I get it, Adobe Flash is kicking HTML 5 in the butt. This is not good news for our team, who has to develop products for our clients. It’s great news for our sister company, a design team, because they get to charge double the price for double the work to come up with two versions of the same product. Personally, I long for the day when HTML 5 can raise the bar and set the standard but alas, I don’t think that day is coming… at least not anytime soon. Now, let the Apple haters take center stage… I’m ready for you!

Amplify’d from www.fastcompany.com

Developer Chris Black made this video showing how Adobe Flash and HTML5 perform head-to-head on a simple Web animation (in this case, a bouncing ball). He uses both an iPod Touch and a Google Nexus One–the latter of which is tested both on Flash and HTML5–to test frame rate and smoothness while zooming and panning.

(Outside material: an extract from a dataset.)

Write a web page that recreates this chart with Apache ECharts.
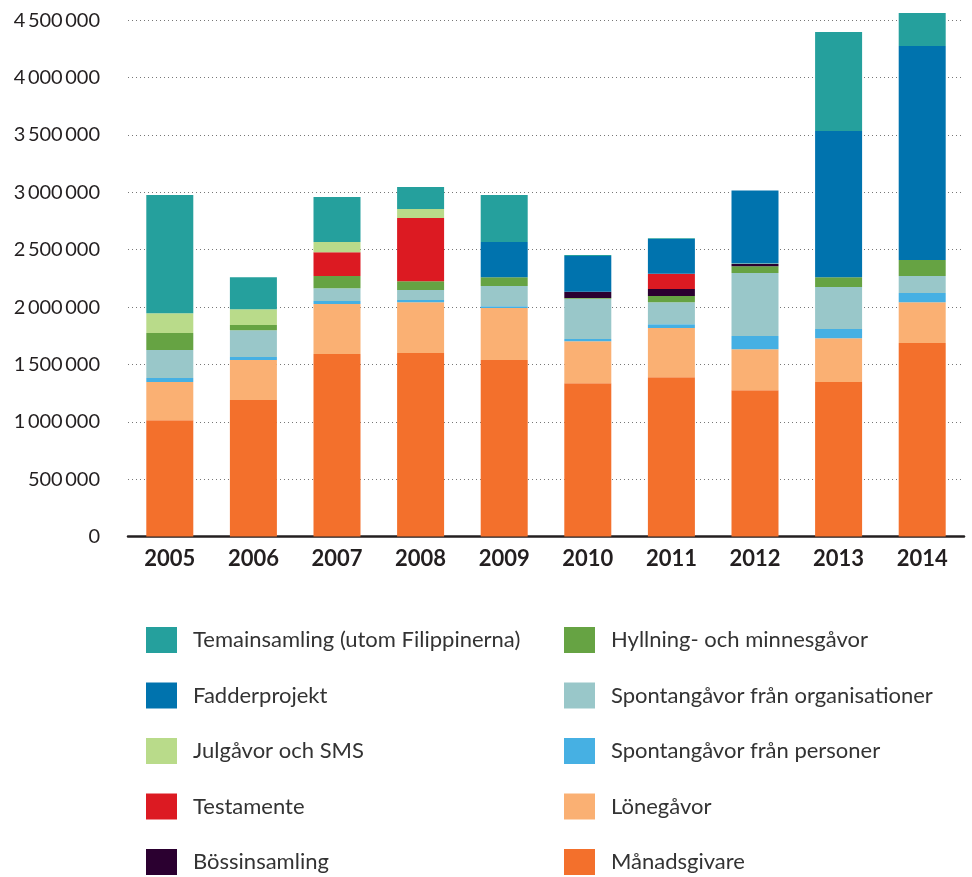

The results are pretty interesting. Many key figures in the tech industry, most notably Steve Jobs, have forsaken Adobe Flash, mostly used for Web video and animations, in favor of the possibility of HTML5 performing those same duties more efficiently, sometime down the road. Google’s Android supports Adobe Flash, though reports on its usefulness have been mixed (most say to only use it when needed for video, otherwise load times will be painfully slow during normal use). But most people haven’t seen HTML5 in action compared head-to-head with Flash.

This video shows Flash absolutely crushing HTML5 in frames per second, as well as in its ability to continue to play the animation while zooming and panning. HTML5 is consistently several times slower in framerate, and often stops completely during a zoom, not to mention requiring far more battery life than Flash.

The caveats, well laid out by Wired, are many: HTML5 is a very early project, and probably wasn’t optimized properly for this test. Black even admits that some things, like “Gradient fonts, drop shadows, basic video and simple transitions are probably better suited for HTML5.” But his conclusion is that HTML5 won’t necessarily destroy Flash and that some applications are better suited for Flash than HTML5 (and vice versa, of course). Maybe that’s why Apple allowed Adobe back into the App Store.